Work instructions => Provide only the number of lines in the data below that contain the word "chart".

Source data =>
## Begin

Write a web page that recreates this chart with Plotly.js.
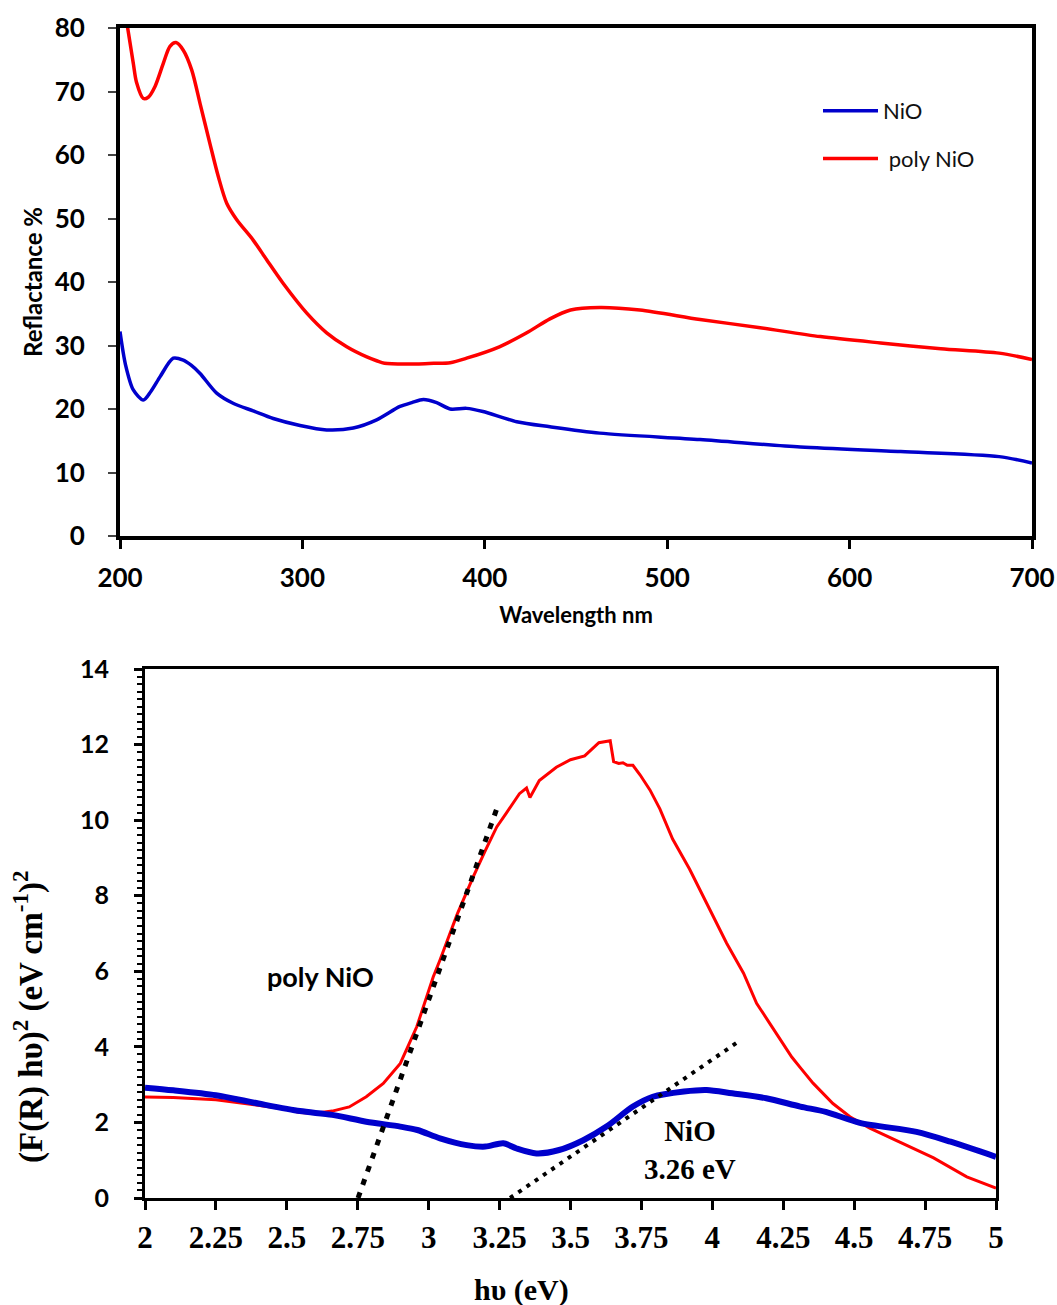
<!DOCTYPE html>
<html>
<head>
<meta charset="utf-8">
<script src="https://cdn.plot.ly/plotly-3.0.1.min.js"></script>
<style>
  html, body { margin: 0; padding: 0; background: #ffffff; }
  #chart { width: 1057px; height: 1305px; }
</style>
</head>
<body>
<div id="chart"></div>
<script>
// ---------- Top panel: reflectance vs wavelength ----------
const wlPoly = [202, 207.3, 209, 212.8, 215.5, 219.2, 223.7, 227.4, 230.7, 234.7, 239.3, 243.9, 249.3, 253.9, 258.5, 264, 273, 280.4, 289.4, 302.4, 313.3, 324.3, 335.3, 340.7, 345, 362.7, 372, 381, 390, 408, 423, 435.7, 447, 463, 485, 518, 551, 584, 617, 650, 682, 700];
const refPoly = [84, 74.4, 71.5, 68.9, 69.1, 70.8, 74.4, 77.1, 77.7, 76.5, 73.4, 68.1, 61.8, 56.6, 52.4, 49.8, 46.6, 43.5, 39.8, 35.1, 32.0, 29.8, 28.2, 27.6, 27.2, 27.1, 27.2, 27.3, 28.0, 29.8, 32.0, 34.2, 35.6, 36.0, 35.6, 34.1, 32.8, 31.4, 30.4, 29.5, 28.8, 27.8];

const wlNiO = [200, 203, 207.3, 212.8, 217, 222, 229.2, 234.7, 239, 243.9, 253, 262, 273, 284, 298.7, 313.3, 327.9, 340.7, 353.5, 360, 366.3, 373.6, 381, 390, 399, 417.5, 435.7, 463, 518, 573, 628, 682, 700];
const refNiO = [32.2, 27, 23, 21.4, 22.8, 25.1, 28, 27.7, 26.9, 25.6, 22.5, 20.9, 19.7, 18.5, 17.4, 16.7, 17.0, 18.3, 20.4, 21.0, 21.5, 21.0, 20.0, 20.1, 19.6, 18.0, 17.2, 16.2, 15.2, 14.0, 13.3, 12.5, 11.5];

// ---------- Bottom panel: Kubelka-Munk (F(R) hv)^2 vs hv ----------
const evPoly = [2.0, 2.1, 2.25, 2.4, 2.5, 2.546, 2.6, 2.66, 2.72, 2.78, 2.84, 2.9, 2.958, 3.016, 3.04, 3.1, 3.157, 3.2, 3.24, 3.275, 3.32, 3.345, 3.357, 3.39, 3.45, 3.5, 3.55, 3.6, 3.64, 3.652, 3.67, 3.685, 3.7, 3.72, 3.745, 3.78, 3.815, 3.86, 3.92, 3.98, 4.05, 4.11, 4.156, 4.2, 4.28, 4.31, 4.355, 4.425, 4.485, 4.555, 4.66, 4.78, 4.897, 5.0];
const kmPoly = [2.67, 2.66, 2.6, 2.45, 2.35, 2.26, 2.24, 2.3, 2.41, 2.68, 3.03, 3.56, 4.53, 5.85, 6.3, 7.5, 8.5, 9.2, 9.82, 10.2, 10.7, 10.85, 10.6, 11.05, 11.4, 11.6, 11.7, 12.05, 12.1, 11.55, 11.5, 11.52, 11.45, 11.45, 11.2, 10.8, 10.3, 9.5, 8.7, 7.8, 6.75, 5.95, 5.15, 4.65, 3.73, 3.45, 3.04, 2.5, 2.15, 1.85, 1.48, 1.06, 0.56, 0.26];

const evNiO = [2.0, 2.1, 2.25, 2.4, 2.546, 2.66, 2.78, 2.9, 2.96, 3.04, 3.134, 3.2, 3.263, 3.31, 3.38, 3.46, 3.545, 3.627, 3.72, 3.79, 3.9, 3.98, 4.07, 4.19, 4.31, 4.4, 4.52, 4.72, 4.84, 5.0];
const kmNiO = [2.92, 2.85, 2.72, 2.5, 2.3, 2.2, 2.02, 1.89, 1.8, 1.58, 1.4, 1.36, 1.45, 1.31, 1.18, 1.27, 1.53, 1.89, 2.42, 2.68, 2.82, 2.86, 2.77, 2.64, 2.42, 2.28, 1.99, 1.75, 1.49, 1.09];

// Tauc-type tangent lines (band-gap extrapolation)
const tanPolyX = [2.751, 3.241];
const tanPolyY = [0, 10.32];
const tanNiOX = [3.287, 4.10];
const tanNiOY = [0, 4.18];

// Labels
const legendNames = ['NiO', ' poly NiO'];
const topXTitle = 'Wavelength nm';
const topYTitle = 'Reflactance %';
const botXTitle = 'hυ (eV)';
const botYTitle = '(F(R) hυ)<sup>2</sup> (eV cm<sup>-1</sup>)<sup>2</sup>';
const polyLabel = 'poly NiO';
const nioLabel = 'NiO<br>3.26 eV';

const W = 1057, H = 1305;
const px = v => v / W;
const py = v => 1 - v / H;

const RED = '#ff0000';
const BLUE = '#0000cc';

const traces = [
  { x: wlNiO, y: refNiO, xaxis: 'x', yaxis: 'y', type: 'scatter', mode: 'lines',
    name: legendNames[0], legendgroup: 'a',
    line: { color: BLUE, width: 3.5, shape: 'spline', smoothing: 0.8 } },
  { x: wlPoly, y: refPoly, xaxis: 'x', yaxis: 'y', type: 'scatter', mode: 'lines',
    name: legendNames[1], legendgroup: 'b',
    line: { color: RED, width: 3.5, shape: 'spline', smoothing: 0.8 } },
  { x: evPoly, y: kmPoly, xaxis: 'x2', yaxis: 'y2', type: 'scatter', mode: 'lines',
    showlegend: false, line: { color: RED, width: 3 } },
  { x: evNiO, y: kmNiO, xaxis: 'x2', yaxis: 'y2', type: 'scatter', mode: 'lines',
    showlegend: false, line: { color: BLUE, width: 6, shape: 'spline', smoothing: 0.8 } },
  { x: tanPolyX, y: tanPolyY, xaxis: 'x2', yaxis: 'y2', type: 'scatter', mode: 'lines',
    showlegend: false, line: { color: '#000000', width: 5, dash: '6px,8px' } },
  { x: tanNiOX, y: tanNiOY, xaxis: 'x2', yaxis: 'y2', type: 'scatter', mode: 'lines',
    showlegend: false, line: { color: '#000000', width: 4, dash: '4px,6px' } }
];

const sansBold = 'Lato, "Open Sans", sans-serif';
const serif = '"Liberation Serif", "DejaVu Serif", serif';

const layout = {
  width: W, height: H,
  margin: { l: 0, r: 0, t: 0, b: 0 },
  paper_bgcolor: '#ffffff',
  plot_bgcolor: '#ffffff',
  showlegend: true,
  legend: {
    x: px(818), y: py(90), xanchor: 'left', yanchor: 'top',
    font: { family: 'Lato, sans-serif', size: 22, color: '#111111' },
    bgcolor: 'rgba(0,0,0,0)', borderwidth: 0,
    traceorder: 'grouped', tracegroupgap: 16, itemwidth: 55
  },
  xaxis: {
    domain: [px(120), px(1032)], anchor: 'y',
    range: [200, 700], dtick: 100, tick0: 200,
    showgrid: false, zeroline: false,
    showline: true, linecolor: '#000000', linewidth: 4, mirror: true,
    ticks: 'outside', ticklen: 9, tickwidth: 3, tickcolor: '#000000',
    ticklabelstandoff: 7,
    tickfont: { family: sansBold, size: 26, color: '#000000', weight: 'bold' },
    title: { text: topXTitle, standoff: 16,
             font: { family: sansBold, size: 22, color: '#000000', weight: 'bold' } }
  },
  yaxis: {
    domain: [py(536), py(28)], anchor: 'x',
    range: [0, 80], dtick: 10,
    showgrid: false, zeroline: false,
    showline: true, linecolor: '#000000', linewidth: 4, mirror: true,
    ticks: 'outside', ticklen: 8, tickwidth: 2, tickcolor: '#444444',
    ticklabelstandoff: 18,
    tickfont: { family: sansBold, size: 26, color: '#000000', weight: 'bold' },
    title: { text: topYTitle, standoff: 6,
             font: { family: sansBold, size: 24, color: '#000000', weight: 'bold' } }
  },
  xaxis2: {
    domain: [px(145), px(996)], anchor: 'y2',
    range: [2, 5], dtick: 0.25, tick0: 2,
    showgrid: false, zeroline: false,
    showline: true, linecolor: '#000000', linewidth: 3, mirror: true,
    ticks: 'outside', ticklen: 9, tickwidth: 3, tickcolor: '#000000',
    ticklabelstandoff: 1,
    tickfont: { family: serif, size: 31, color: '#000000', weight: 'bold' }
  },
  yaxis2: {
    domain: [py(1198), py(669)], anchor: 'x2',
    range: [0, 14], dtick: 2,
    showgrid: false, zeroline: false,
    showline: true, linecolor: '#000000', linewidth: 3, mirror: true,
    ticks: 'outside', ticklen: 8, tickwidth: 3, tickcolor: '#000000',
    minor: { dtick: 0.2, ticks: 'outside', ticklen: 5, tickwidth: 2, tickcolor: '#000000', showgrid: false },
    ticklabelstandoff: 20,
    tickfont: { family: sansBold, size: 25, color: '#000000', weight: 'bold' }
  },
  annotations: [
    { xref: 'x2', yref: 'y2', x: 2.617, y: 5.85, text: polyLabel, showarrow: false,
      font: { family: sansBold, size: 27, color: '#000000', weight: 'bold' } },
    { xref: 'x2', yref: 'y2', x: 3.92, y: 1.27, text: nioLabel, showarrow: false,
      font: { family: serif, size: 29, color: '#000000', weight: 'bold' } },
    { xref: 'paper', yref: 'paper', x: px(521), y: py(1290), xanchor: 'center', yanchor: 'middle',
      text: botXTitle, showarrow: false,
      font: { family: serif, size: 30, color: '#000000', weight: 'bold' } },
    { xref: 'paper', yref: 'paper', x: px(28), y: py(1017), xanchor: 'center', yanchor: 'middle',
      text: botYTitle, showarrow: false, textangle: -90,
      font: { family: serif, size: 33, color: '#000000', weight: 'bold' } }
  ]
};

Plotly.newPlot('chart', traces, layout, { staticPlot: true, displayModeBar: false });
</script>
</body>
</html>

## End

Reply => 4